**EXERCISE DETAILS:** Select, from the material below, each line with "this" in it.

Charts and diagrams as code
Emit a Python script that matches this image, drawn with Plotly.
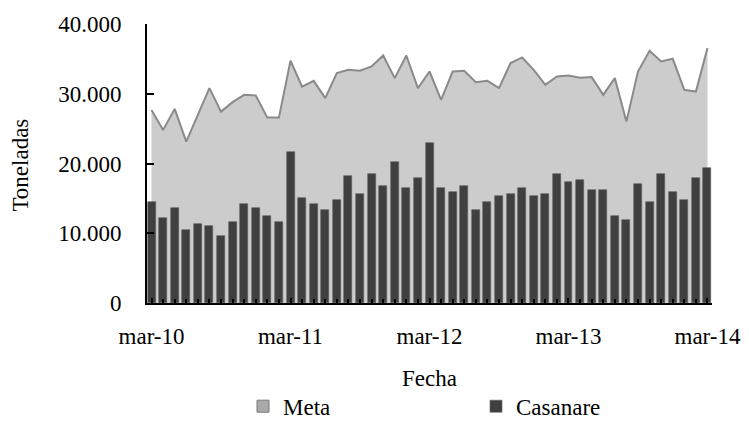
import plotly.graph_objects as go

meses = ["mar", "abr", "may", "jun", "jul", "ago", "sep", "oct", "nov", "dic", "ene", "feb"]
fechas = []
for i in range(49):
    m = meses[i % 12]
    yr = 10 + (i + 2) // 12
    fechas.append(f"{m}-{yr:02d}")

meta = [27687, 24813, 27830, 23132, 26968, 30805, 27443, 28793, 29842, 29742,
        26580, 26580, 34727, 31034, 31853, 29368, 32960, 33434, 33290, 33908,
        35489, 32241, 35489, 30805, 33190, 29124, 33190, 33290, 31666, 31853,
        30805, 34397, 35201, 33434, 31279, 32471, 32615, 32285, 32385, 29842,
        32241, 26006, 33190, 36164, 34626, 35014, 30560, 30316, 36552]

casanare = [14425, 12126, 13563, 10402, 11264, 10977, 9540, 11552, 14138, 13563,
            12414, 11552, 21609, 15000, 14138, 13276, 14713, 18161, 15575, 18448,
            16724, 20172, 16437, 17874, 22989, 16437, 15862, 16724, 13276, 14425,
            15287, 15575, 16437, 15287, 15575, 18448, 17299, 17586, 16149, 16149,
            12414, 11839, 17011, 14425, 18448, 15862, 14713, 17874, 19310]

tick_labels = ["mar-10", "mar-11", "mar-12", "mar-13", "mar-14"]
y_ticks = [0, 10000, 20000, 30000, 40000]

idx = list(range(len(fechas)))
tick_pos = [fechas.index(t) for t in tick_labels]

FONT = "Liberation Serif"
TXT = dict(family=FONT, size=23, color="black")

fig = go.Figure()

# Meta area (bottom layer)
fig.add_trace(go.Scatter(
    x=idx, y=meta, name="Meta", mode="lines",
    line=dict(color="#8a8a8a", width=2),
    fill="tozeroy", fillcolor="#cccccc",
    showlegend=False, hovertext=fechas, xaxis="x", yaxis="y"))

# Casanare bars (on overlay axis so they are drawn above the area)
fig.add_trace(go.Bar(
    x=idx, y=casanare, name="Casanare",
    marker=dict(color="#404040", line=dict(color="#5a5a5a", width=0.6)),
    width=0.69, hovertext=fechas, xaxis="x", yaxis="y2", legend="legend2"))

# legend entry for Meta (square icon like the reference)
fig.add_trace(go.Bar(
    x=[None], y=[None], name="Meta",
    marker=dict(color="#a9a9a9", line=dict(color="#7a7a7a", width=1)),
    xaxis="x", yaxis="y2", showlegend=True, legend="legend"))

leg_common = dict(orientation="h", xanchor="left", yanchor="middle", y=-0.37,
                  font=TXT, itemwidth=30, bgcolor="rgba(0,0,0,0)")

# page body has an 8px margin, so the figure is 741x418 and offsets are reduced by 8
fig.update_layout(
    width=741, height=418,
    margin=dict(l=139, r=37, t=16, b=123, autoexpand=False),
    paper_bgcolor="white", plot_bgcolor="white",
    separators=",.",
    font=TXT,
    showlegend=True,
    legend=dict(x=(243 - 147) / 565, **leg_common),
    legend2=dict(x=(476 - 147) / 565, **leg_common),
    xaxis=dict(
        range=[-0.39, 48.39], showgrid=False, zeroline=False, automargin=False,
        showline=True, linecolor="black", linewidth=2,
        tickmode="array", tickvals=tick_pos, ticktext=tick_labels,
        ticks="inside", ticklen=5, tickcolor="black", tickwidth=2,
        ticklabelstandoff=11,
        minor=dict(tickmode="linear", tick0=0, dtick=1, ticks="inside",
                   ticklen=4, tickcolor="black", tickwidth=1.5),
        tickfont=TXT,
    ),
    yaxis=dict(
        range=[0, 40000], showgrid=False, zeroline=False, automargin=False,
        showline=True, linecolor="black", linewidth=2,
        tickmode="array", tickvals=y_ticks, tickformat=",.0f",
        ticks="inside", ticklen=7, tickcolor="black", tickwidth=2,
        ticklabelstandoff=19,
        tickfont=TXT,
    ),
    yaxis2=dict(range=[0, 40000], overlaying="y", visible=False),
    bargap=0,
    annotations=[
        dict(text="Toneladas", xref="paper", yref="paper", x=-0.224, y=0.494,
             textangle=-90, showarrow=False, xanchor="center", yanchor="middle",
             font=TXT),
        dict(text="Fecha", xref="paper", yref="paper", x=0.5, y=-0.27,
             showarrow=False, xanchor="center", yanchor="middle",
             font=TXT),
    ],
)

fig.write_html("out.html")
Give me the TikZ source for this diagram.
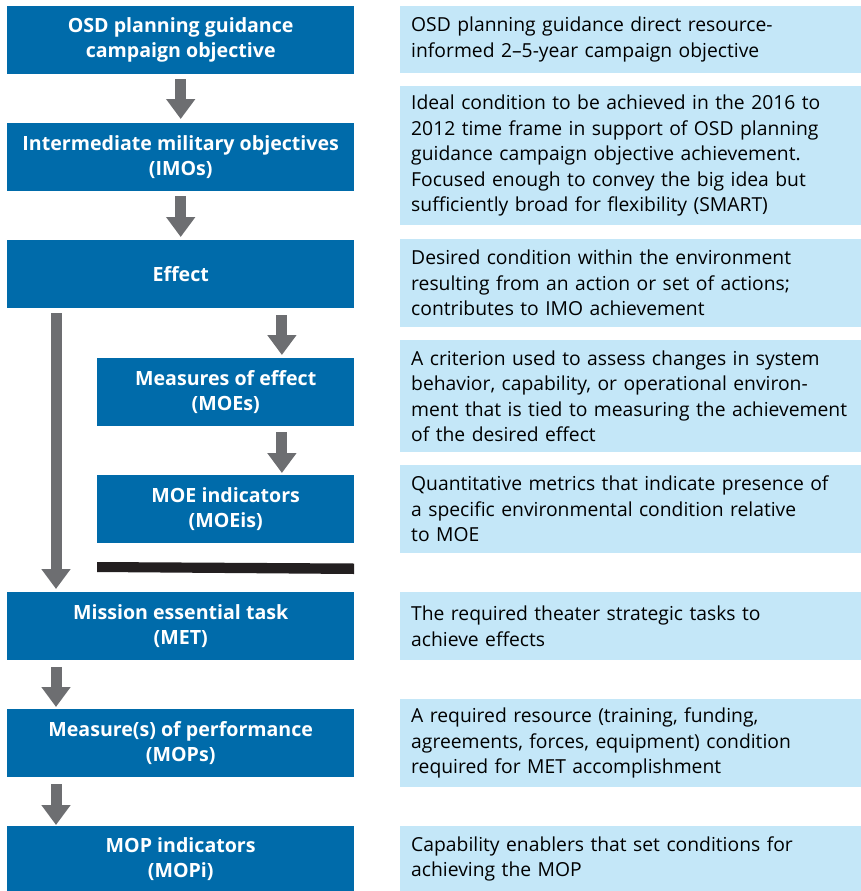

**THE ANSWER:**
Emit a Python script that matches this image, drawn with Plotly.
Give me the TikZ source for this diagram.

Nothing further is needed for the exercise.